We have always used our wealth of expertise as a global market leader in technical aircraft services to also contribute to reducing the ecological footprint of our industry. In doing so, we can leverage significant savings potential from all aircraft generations. I am therefore very proud that we will soon be able to transfer the positive findings of the validation phase into the series application with Lufthansa Cargo. The extremely constructive collaboration with BASF is also the best example of cross-sector cooperation in the interest of the sustainability of the aviation industry.—Dr. Johannes Bussmann, Chief Executive Officer of Lufthansa Technik AG
The Coatings division of BASF is developing innovative, functional films in its Beyond Paint Solutions unit—such as the riblet surfaces, for example. A solution was implemented together with Lufthansa Technik which fulfills the strict requirements of the aviation industry.

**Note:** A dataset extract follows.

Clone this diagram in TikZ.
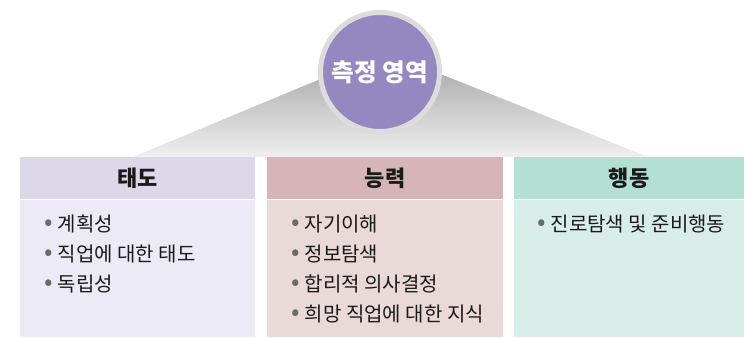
\documentclass[tikz,border=0pt]{standalone}
\usepackage{fontspec}
\setmainfont{Noto Sans CJK KR}
\usetikzlibrary{positioning}

\definecolor{ringGray}{HTML}{DCDCDC}
\definecolor{areaPurple}{HTML}{9488C0}
\definecolor{textDark}{HTML}{1A1A1A}
\definecolor{dotGray}{HTML}{6A6A6A}
\definecolor{attHead}{HTML}{DCD8EA}
\definecolor{attBody}{HTML}{ECEAF4}
\definecolor{abiHead}{HTML}{D5B5B7}
\definecolor{abiBody}{HTML}{EAD9D9}
\definecolor{actHead}{HTML}{B3DFD4}
\definecolor{actBody}{HTML}{D9EDE8}

\newcommand{\itm}[1]{{\color{dotGray}\raisebox{0.05em}{\scalebox{1.25}{•}}}\hspace{0.25em}#1}

\begin{document}
\begin{tikzpicture}[x=0.75pt, y=0.75pt,
		head/.style={rectangle, draw=none, minimum height=31.5pt, inner sep=0pt,
			text=textDark, font=\fontsize{16.5}{18}\selectfont\bfseries},
		body/.style={rectangle, draw=none, minimum height=102.75pt, inner sep=0pt},
		items/.style={anchor=north west, align=left, inner sep=0pt, text=textDark,
			font=\fontsize{15}{22.5}\selectfont},
		area/.style={circle, fill=areaPurple, draw=ringGray, line width=3.75pt,
			minimum size=89.25pt, inner sep=0pt, text=white,
			font=\fontsize{18.5}{20}\selectfont\bfseries}
]
\useasboundingbox (0,0) rectangle (745,337);

% gray wedge behind the circle
\shade[top color=gray!60, bottom color=gray!12]
	(133,180) -- (318,257) -- (443,262) -- (648,180) -- cycle;

\node [area] (Area) at (380,265) {측정 영역};

% attitude
\node [head, fill=attHead, minimum width=176.25pt] (AttHead) at (137.5,159) {태도};
\node [body, fill=attBody, minimum width=176.25pt, below=0pt of AttHead] (AttBody) {};
\node [items] (AttItems) at (44,122) {\itm{계획성}\\ \itm{직업에 대한 태도}\\ \itm{독립성}};

% ability
\node [head, fill=abiHead, minimum width=177pt] (AbiHead) at (385,159) {능력};
\node [body, fill=abiBody, minimum width=177pt, below=0pt of AbiHead] (AbiBody) {};
\node [items] (AbiItems) at (291,122) {\itm{자기이해}\\ \itm{정보탐색}\\ \itm{합리적 의사결정}\\ \itm{희망 직업에 대한 지식}};

% action
\node [head, fill=actHead, minimum width=172.5pt] (ActHead) at (629,159) {행동};
\node [body, fill=actBody, minimum width=172.5pt, below=0pt of ActHead] (ActBody) {};
\node [items] (ActItems) at (537,122) {\itm{진로탐색 및 준비행동}};

\end{tikzpicture}
\end{document}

Exterior surfaces used in aviation are exposed to factors such as strong UV radiation as well as temperature and pressure fluctuations at high altitudes, among others. BASF has therefore focused its development on achieving extreme durability and weather resistance. The key criteria for use in aviation operation include simple application and handling as well as ease-of-repair, for which a custom concept has been developed.
The aviation industry has been researching the use of sharkskin for aircraft for many years, albeit often just on a small scale. For the first time at the end of 2019, Lufthansa Technik and BASF fitted almost the entire lower half of a Lufthansa Boeing 747-400's fuselage with 500 square meters of such a jointly developed sharkskin surface and had this modification certified by EASA.
This aircraft (registration D-ABTK) subsequently validated the savings potential of the technology on scheduled long-haul services during more than 1,500 flight hours. This provided unequivocal proof that emissions were reduced by around 0.8% thanks to the sharkskin modification. The savings for the Boeing 777F are estimated to be even higher, because the application areas are even larger in this case due to the absence of window rows on a freighter, among other reasons.
The savings are validated using a software for fuel consumption analyses developed by Lufthansa Technik, which allows the effectiveness of a wide variety of different aircraft modifications to be demonstrated reliably based on comprehensive data.
Lufthansa Technik and BASF intend to continue developing the new technology consistently to include additional aircraft types and even larger surfaces so that they can support airlines around the globe even more comprehensively in the future in reaching their sustainability goals. Initial model calculations show that use of sharkskin technology at its highest expansion level could reduce CO2 emissions by as much as three percent.